Yes, transfinite numbers [https://en.wikipedia.org...] can be used in set theory [http://www.math.utah.edu...]

Does it exist in reality?
I think we'd need to agree on definitions of 'exist' and 'reality' before we answered that, TRE.

But science validates its ideas based on empiricism -- information supplied by sensory observation. Our observations being finite in number, and our senses providing only finite information in each observation, there may be no way to 'observe' the infinite -- only to model it. And if we define reality as only what we can verify through observation, then an unobservable infinity may be invalid when described as anything but an imaginary ideal.

Moreover it may not be clear how to falsify the existence of infinite quantities. And unfalsifiable ideas can also be treated as invalid in science.

Lastly, there are practical reasons to avoid performing logic directly with infinite quantities. Unless one is careful, there's the risk of assuming things one might not be actually able to do (like choosing an element from an infinite number of elements, or uniquely identifying what element one has chosen.) In certain cases, infinite regress can also lead to unsoundness -- that is, the ability to prove both a proposition and its contradiction, which destroys a key property we normally want from logic.
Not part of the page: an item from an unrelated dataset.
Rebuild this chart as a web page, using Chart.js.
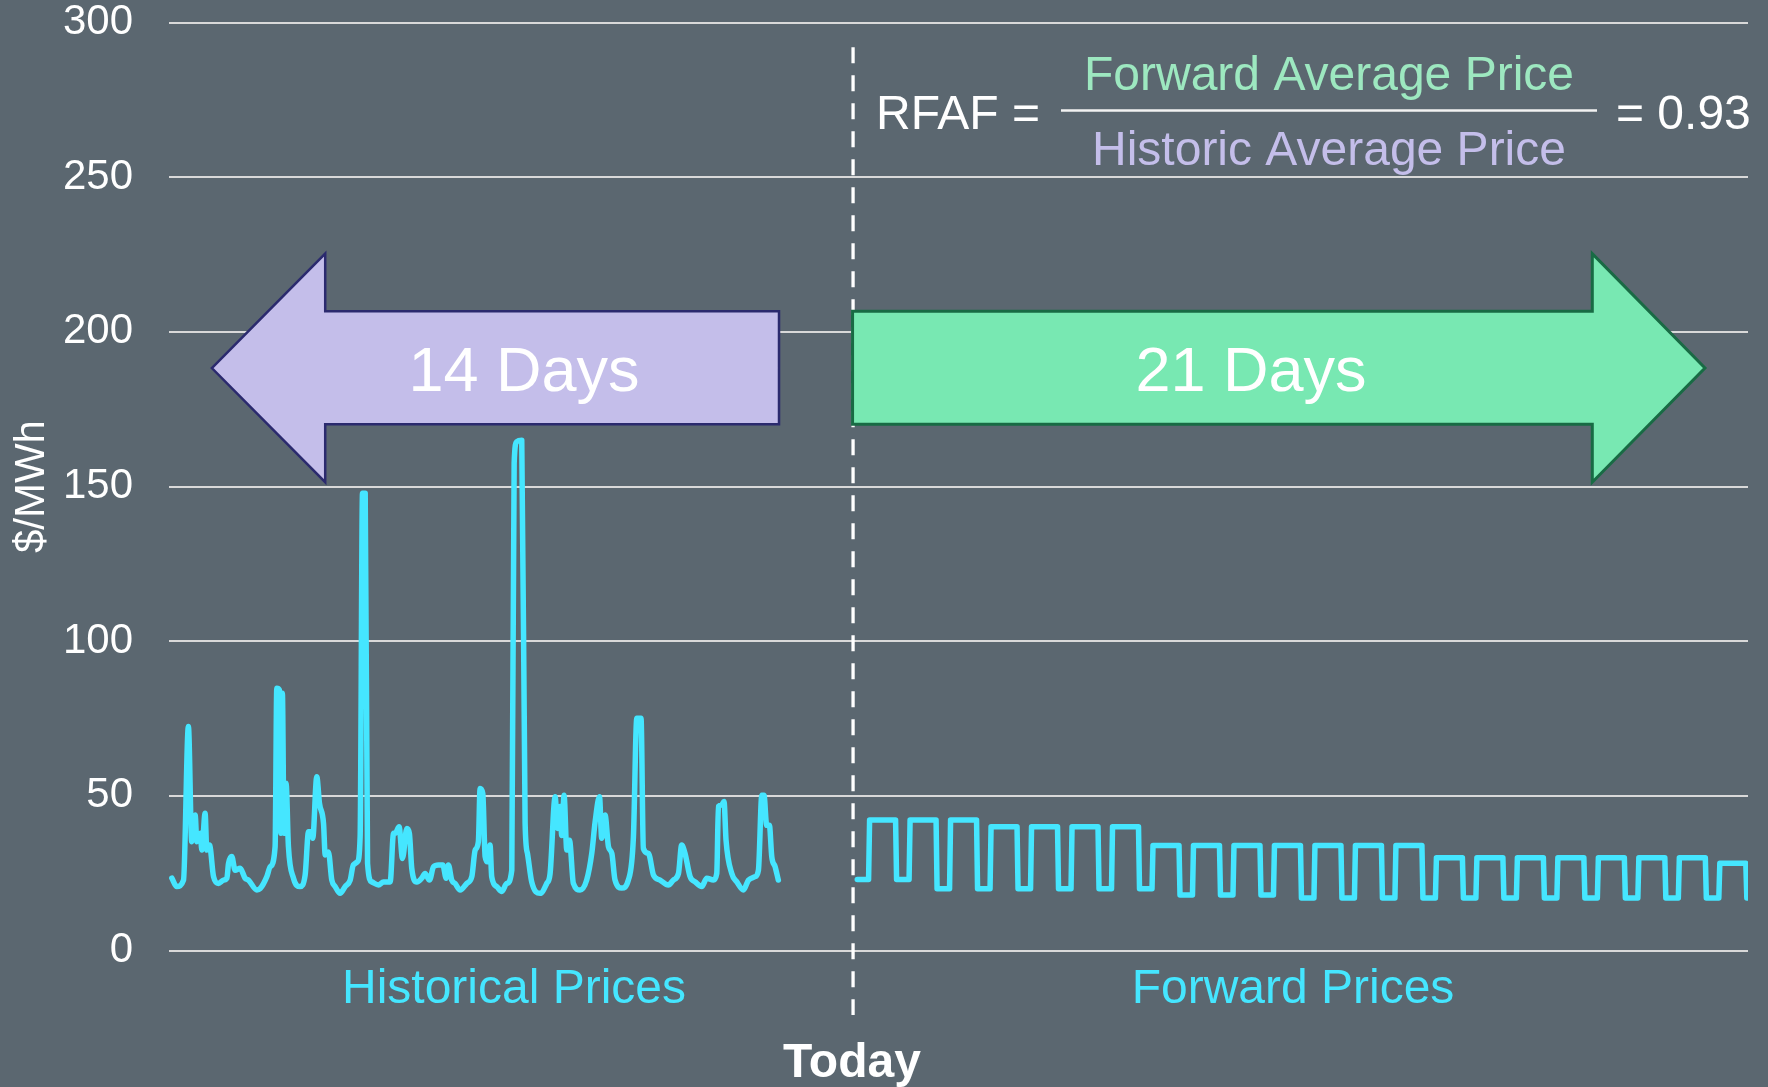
<!DOCTYPE html>
<html>
<head>
<meta charset="utf-8">
<script src="https://cdn.jsdelivr.net/npm/chart.js@4.4.1/dist/chart.umd.min.js"></script>
<style>
html,body{margin:0;padding:0;background:#5B6770;}
#wrap{width:1768px;height:1087px;position:relative;}
</style>
</head>
<body>
<div id="wrap"><canvas id="c"></canvas></div>
<script>
// ---- Data (hours relative to the start of the forward window) ----
const histHours = [-406.3,-403.4,-399.4,-396.5,-394.5,-392.5,-391.5,-389.5,-388.5,-386.6,
  -385.6,-384.0,-381.6,-378.7,-375.7,-373.7,-372.7,-370.8,-368.8,-365.8,
  -362.9,-360.9,-355.9,-354.0,-350.0,-348.0,-345.1,-344.1,-342.5,-341.7,
  -340.8,-339.8,-338.6,-337.2,-334.2,-330.3,-327.3,-325.3,-323.9,-322.8,
  -320.4,-318.8,-316.4,-315.4,-313.5,-311.5,-309.5,-306.6,-303.6,-300.6,
  -298.7,-296.3,-294.7,-293.3,-291.7,-290.3,-287.8,-283.8,-280.9,-276.9,
  -274.9,-273.9,-271.6,-269.6,-267.0,-265.5,-264.1,-261.1,-258.2,-256.2,
  -253.6,-251.2,-248.3,-245.7,-243.7,-242.4,-240.4,-238.4,-235.4,-231.5,
  -228.5,-226.5,-224.6,-223.6,-222.0,-220.6,-219.2,-217.7,-216.7,-213.7,
  -210.7,-207.8,-204.8,-203.4,-201.9,-198.9,-196.9,-195.5,-193.0,-188.0,
  -184.1,-182.1,-179.1,-177.7,-176.2,-175.2,-173.8,-172.2,-170.6,-168.3,
  -164.3,-160.4,-157.4,-155.4,-152.8,-151.5,-149.5,-147.5,-145.5,-143.6,
  -139.6,-135.7,-132.7,-130.7,-128.2,-126.8,-123.8,-120.8,-116.9,-112.0,
  -109.0,-106.0,-104.1,-102.1,-99.1,-96.1,-92.2,-89.2,-85.3,-83.3,
  -82.3,-80.3,-79.0,-77.8,-74.4,-71.4,-67.5,-64.5,-60.6,-58.6,
  -56.6,-55.3,-53.7,-52.1,-50.7,-48.7,-46.8];
const histPrice = [23.4,20.7,22.8,72.4,35.2,43.8,35.2,37.9,32.5,44.4,
  32.5,34.1,23.9,21.7,22.8,23.4,28.2,30.4,26.0,26.6,
  23.4,22.8,19.6,20.0,23.9,27.1,33.6,84.8,84.2,37.9,
  83.2,37.9,54.1,33.6,23.4,20.7,24.4,38.4,38.4,36.3,
  56.2,47.6,41.1,30.9,31.9,22.8,20.7,18.5,20.7,22.8,
  27.7,28.7,36.8,147.8,147.8,28.2,22.2,21.2,22.2,22.2,
  37.9,37.9,40.0,29.8,39.5,37.9,26.6,22.2,23.4,24.9,
  22.8,27.1,27.7,27.7,23.4,27.7,22.8,21.7,19.6,21.7,
  23.9,32.5,35.2,52.4,50.8,30.4,28.7,34.1,23.9,20.7,
  19.1,21.7,26.0,157.5,164.5,165.0,41.1,31.4,22.2,18.5,
  21.7,24.9,49.7,39.5,46.6,37.2,50.2,32.5,35.7,21.7,
  19.6,22.8,31.4,41.6,49.7,36.3,43.8,33.6,31.4,22.8,
  20.2,22.8,36.8,75.1,75.1,33.0,31.4,24.4,22.8,21.2,
  22.8,24.9,34.1,31.4,23.9,22.2,20.7,23.4,22.8,24.9,
  46.6,47.1,48.2,35.7,24.9,22.2,19.6,22.8,23.9,26.0,
  50.2,50.2,40.5,40.5,30.4,27.1,22.8];
// forward daily peak block prices (22 days) and off-peak prices (before each peak, plus the final one)
const fwdPeak = [42.2,42.2,42.2,40,40,40,40,34,34,34,34,34,34,34,30,30,30,30,30,30,30,28.2];
const fwdOffPeak = [23,23,20,20,20,20,20,20,18,18,18,17,17,17,17,17,17,17,17,17,17,17,17];
const peakStartHour = 7, peakEndHour = 23, hoursPerDay = 24;
const yTicks = [0,50,100,150,200,250,300];
const xRange = [-408, 528];
const todayHour = -2.5;

const histPts = histHours.map((h,i)=>({x:h, y:histPrice[i]}));
const fwdPts = [{x:0, y:fwdOffPeak[0]}];
for (let d=0; d<fwdPeak.length; d++){
  const s = d*hoursPerDay;
  fwdPts.push({x:s+peakStartHour-0.3, y:fwdOffPeak[d]});
  fwdPts.push({x:s+peakStartHour+0.3, y:fwdPeak[d]});
  fwdPts.push({x:s+peakEndHour-0.3, y:fwdPeak[d]});
  fwdPts.push({x:s+peakEndHour+0.3, y:fwdOffPeak[d+1]});
}
fwdPts.push({x:fwdPeak.length*hoursPerDay, y:fwdOffPeak[fwdOffPeak.length-1]});

const FONT = '"Liberation Sans", Arial, Helvetica, sans-serif';
Chart.defaults.font.family = FONT;

const overlay = {
  id:'overlay',
  afterDatasetsDraw(chart){
    const ctx = chart.ctx, xs = chart.scales.x, ys = chart.scales.y;
    const X = v=>xs.getPixelForValue(v), Y = v=>ys.getPixelForValue(v);
    ctx.save();
    // Today dashed line
    ctx.strokeStyle = '#FFFFFF';
    ctx.lineWidth = 3.3;
    ctx.setLineDash([16,12]);
    ctx.beginPath();
    ctx.moveTo(X(todayHour), Y(292));
    ctx.lineTo(X(todayHour), Y(-20.8));
    ctx.stroke();
    ctx.setLineDash([]);

    // Arrows (in data units)
    function arrow(pts, fill, stroke, lw){
      ctx.beginPath();
      pts.forEach((p,i)=>{ const px=X(p[0]), py=Y(p[1]); i?ctx.lineTo(px,py):ctx.moveTo(px,py); });
      ctx.closePath();
      ctx.fillStyle = fill; ctx.fill();
      ctx.lineJoin = 'miter'; ctx.lineWidth = lw; ctx.strokeStyle = stroke; ctx.stroke();
    }
    const yMid=188.3, yShT=206.7, yShB=170.1, yHdT=225.3, yHdB=151.4;
    arrow([[-382.6,yMid],[-315.4,yHdT],[-315.4,yShT],[-46.4,yShT],[-46.4,yShB],[-315.4,yShB],[-315.4,yHdB]],
          '#C4BEEA', '#2B2A6E', 2.5);
    arrow([[502.5,yMid],[435.7,yHdT],[435.7,yShT],[-2.8,yShT],[-2.8,yShB],[435.7,yShB],[435.7,yHdB]],
          '#78E8B2', '#186B44', 3);

    ctx.textAlign = 'center';
    ctx.textBaseline = 'alphabetic';
    ctx.fillStyle = '#FFFFFF';
    ctx.font = '63px ' + FONT;
    ctx.fillText('14 Days', 524, 391);
    ctx.fillText('21 Days', 1251, 391);

    // Formula
    ctx.font = '48px ' + FONT;
    ctx.fillStyle = '#9DE8C0';
    ctx.fillText('Forward Average Price', 1329, 90);
    ctx.fillStyle = '#C4BEEA';
    ctx.fillText('Historic Average Price', 1329, 165);
    ctx.strokeStyle = '#F2F2F2'; ctx.lineWidth = 2.5;
    ctx.beginPath(); ctx.moveTo(1061,110.5); ctx.lineTo(1597,110.5); ctx.stroke();
    ctx.fillStyle = '#FFFFFF';
    ctx.textAlign = 'left';
    ctx.fillText('RFAF =', 876, 129);
    ctx.fillText('= 0.93', 1616, 129);

    // Bottom labels
    ctx.textAlign = 'center';
    ctx.font = '48px ' + FONT;
    ctx.fillStyle = '#45E6FF';
    ctx.fillText('Historical Prices', 514, 1003);
    ctx.fillText('Forward Prices', 1293, 1003);
    ctx.fillStyle = '#FFFFFF';
    ctx.font = 'bold 48px ' + FONT;
    ctx.fillText('Today', 852, 1077);
    ctx.restore();
  }
};

new Chart(document.getElementById('c'), {
  type:'line',
  data:{datasets:[
    {label:'Historical', data:histPts, borderColor:'#45E6FF', borderWidth:5.5, pointRadius:0,
     cubicInterpolationMode:'monotone', borderJoinStyle:'round', borderCapStyle:'round', fill:false},
    {label:'Forward', data:fwdPts, borderColor:'#45E6FF', borderWidth:5.5, pointRadius:0,
     tension:0, borderJoinStyle:'round', borderCapStyle:'round', fill:false}
  ]},
  options:{
    responsive:true, maintainAspectRatio:false, animation:false,
    layout:{padding:{left:7, top:22.5, right:20, bottom:136.4}},
    plugins:{legend:{display:false}, tooltip:{enabled:false}},
    scales:{
      x:{type:'linear', min:xRange[0], max:xRange[1], display:false},
      y:{min:yTicks[0], max:yTicks[yTicks.length-1],
         afterBuildTicks(s){ s.ticks = yTicks.map(v=>({value:v})); },
         ticks:{color:'#FFFFFF', font:{size:42}, padding:36},
         grid:{color:'#D9D9D9', lineWidth:2, drawTicks:false},
         border:{display:false},
         title:{display:true, text:'$/MWh', color:'#FFFFFF', font:{size:42}, padding:0},
         afterFit(s){ s.width = 162; s.paddingTop = 0; s.paddingBottom = 0; }
      }
    }
  },
  plugins:[overlay]
});
</script>
</body>
</html>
But with all that said, scientific modeling often treats certain ideas as infinite -- time and space are often treated as a continuum, for example, such that between any two points there are more points, and so many points that there are no 'gaps' between them.

The proposition that time and space are infinitely dense is an hypothesis, and to the best of my knowledge it has neither been proven nor disproven, either logically or physically. So it's often treated as true until falsified -- perhaps because it's not clear how, why or when to treat it as false. :D

I hope that may help, TRE. Links available on specific request.